"""
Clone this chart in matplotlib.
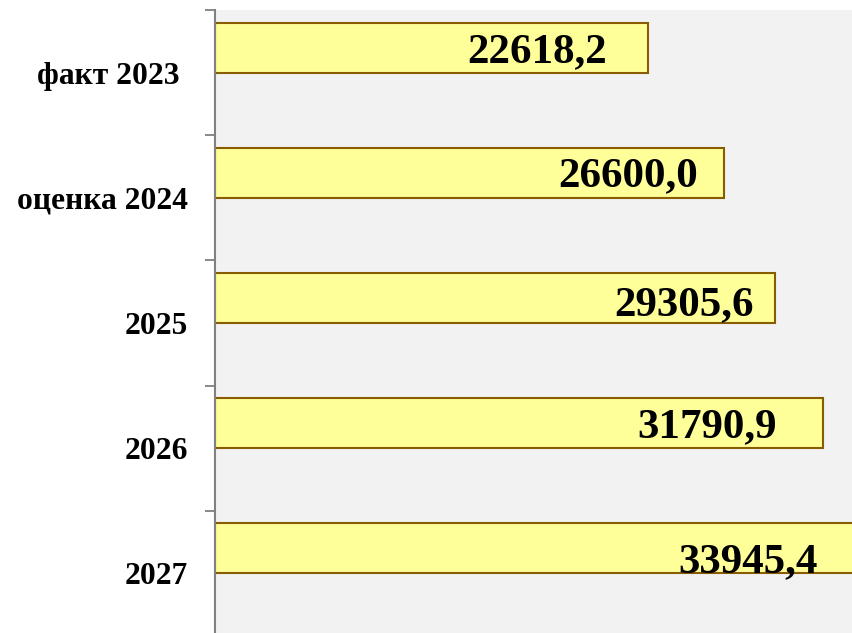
import matplotlib
matplotlib.use("Agg")
import matplotlib.pyplot as plt
import numpy as np

categories = ["факт 2023 ", "оценка 2024", "2025", "2026", "2027"]
values = [22618.2, 26600.0, 29305.6, 31790.9, 33945.4]
value_labels = ["22618,2", "26600,0", "29305,6", "31790,9", "33945,4"]

# label placement offsets in pixels (dx from bar end, dy downward)
label_dx_px = [-41, -26, -22, -46, -46]
label_dy_px = [0, -2, 2, -1, 9]

W, H, DPI = 853, 633, 100
fig = plt.figure(figsize=(W / DPI, H / DPI), dpi=DPI)
fig.patch.set_facecolor("white")

left = 215.5 / W
top = 1 - 10 / H
bottom = (H - 636) / H
ax = fig.add_axes([left, bottom, 1.003 - left, top - bottom])
ax.set_facecolor("#F2F2F2")

y = np.arange(len(categories))
ax.barh(y - 0.2, values, height=0.4, color="#FFFF99", edgecolor="#8A5C00",
        linewidth=1.5, zorder=2)

ax.set_xlim(0, 33500)
ax.set_ylim(4.5, -0.5)

for s in ["top", "right", "bottom"]:
    ax.spines[s].set_visible(False)
ax.spines["left"].set_color("#808080")
ax.spines["left"].set_linewidth(1.5)
ax.spines["left"].set_zorder(3)

ax.set_xticks([])
ax.set_yticks(y)
ax.set_yticklabels(categories, fontfamily="Liberation Serif", fontweight="bold",
                   fontsize=22.7)
ax.tick_params(axis="y", which="major", length=0, pad=20)
ax.set_yticks(np.arange(-0.5, 4.5, 1.0), minor=True)
ax.tick_params(axis="y", which="minor", length=7.2, width=1.3, color="#808080")

px2pt = 72 / DPI
for i, (v, lab) in enumerate(zip(values, value_labels)):
    ax.annotate(lab, xy=(v, i - 0.2), xytext=(label_dx_px[i] * px2pt,
                                             -(15 + label_dy_px[i]) * px2pt),
                textcoords="offset points", ha="right", va="baseline",
                fontfamily="Liberation Serif", fontweight="bold", fontsize=31,
                color="black", zorder=4, annotation_clip=False)

fig.savefig("out.png", dpi=DPI)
"""
▸ TASK BRIEF: Copy out every line of the data that includes "matplotlib".

▸ COMPLETED EXERCISE:
Clone this chart in matplotlib.
import matplotlib
matplotlib.use("Agg")
import matplotlib.pyplot as plt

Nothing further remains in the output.